RAW DATA -
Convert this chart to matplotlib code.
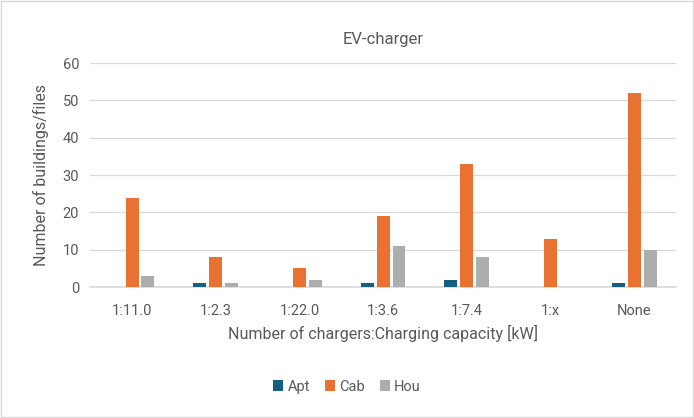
import numpy as np
import matplotlib.pyplot as plt

plt.rcParams['font.family'] = ['Roboto', 'DejaVu Sans']

categories = ['1:11.0', '1:2.3', '1:22.0', '1:3.6', '1:7.4', '1:x', 'None']
apt = [0, 1, 0, 1, 2, 0, 1]
cab = [24, 8, 5, 19, 33, 13, 52]
hou = [3, 1, 2, 11, 8, 0, 10]

series = [('Apt', apt, '#156082'), ('Cab', cab, '#E97132'), ('Hou', hou, '#ADADAD')]

text_col = '#595959'
fig = plt.figure(figsize=(6.94, 4.18), dpi=100)
ax = fig.add_axes([0.130, 0.313, 0.844, 0.536])

x = np.arange(len(categories))
w = 0.155
step = 0.19
for i, (name, vals, col) in enumerate(series):
    ax.bar(x + (i - 1) * step, vals, width=w, color=col, label=name, zorder=3)

ax.set_xlim(-0.5, len(categories) - 0.5)
ax.set_ylim(0, 60)
ax.set_yticks(range(0, 61, 10))
ax.set_xticks(x)
ax.set_xticklabels(categories)
ax.grid(axis='y', color='#D9D9D9', lw=0.9, zorder=0)
for s in ['top', 'right', 'left']:
    ax.spines[s].set_visible(False)
ax.spines['bottom'].set_color('#D9D9D9')
ax.spines['bottom'].set_linewidth(1.2)
ax.tick_params(length=0, labelsize=10.5, colors=text_col)
ax.tick_params(axis='x', pad=12)
ax.tick_params(axis='y', pad=8)

ax.set_title('EV-charger', fontsize=12, color=text_col, pad=14)
ax.set_ylabel('Number of buildings/files', fontsize=11.5, color=text_col, labelpad=10)
ax.set_xlabel('Number of chargers:Charging capacity [kW]', fontsize=11.5, color=text_col, labelpad=5)

fig.legend(loc='center', bbox_to_anchor=(0.5, 0.075), ncol=3, frameon=False,
           fontsize=10.5, labelcolor=text_col, handlelength=0.7, handleheight=0.7,
           handletextpad=0.3, columnspacing=1.0)

fig.patches.append(plt.Rectangle((0.002, 0.002), 0.996, 0.996, transform=fig.transFigure,
                                 fill=False, edgecolor='#D9D9D9', lw=1))

fig.savefig('out.png', dpi=100)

INSTRUCTION -
Write out again, exactly, the lines from the start of the listing up to the line containing "('Hou', hou, '#ADADAD')]", with both ends and without pictures.

EXERCISE SOLUTION -
Convert this chart to matplotlib code.
import numpy as np
import matplotlib.pyplot as plt

plt.rcParams['font.family'] = ['Roboto', 'DejaVu Sans']

categories = ['1:11.0', '1:2.3', '1:22.0', '1:3.6', '1:7.4', '1:x', 'None']
apt = [0, 1, 0, 1, 2, 0, 1]
cab = [24, 8, 5, 19, 33, 13, 52]
hou = [3, 1, 2, 11, 8, 0, 10]

series = [('Apt', apt, '#156082'), ('Cab', cab, '#E97132'), ('Hou', hou, '#ADADAD')]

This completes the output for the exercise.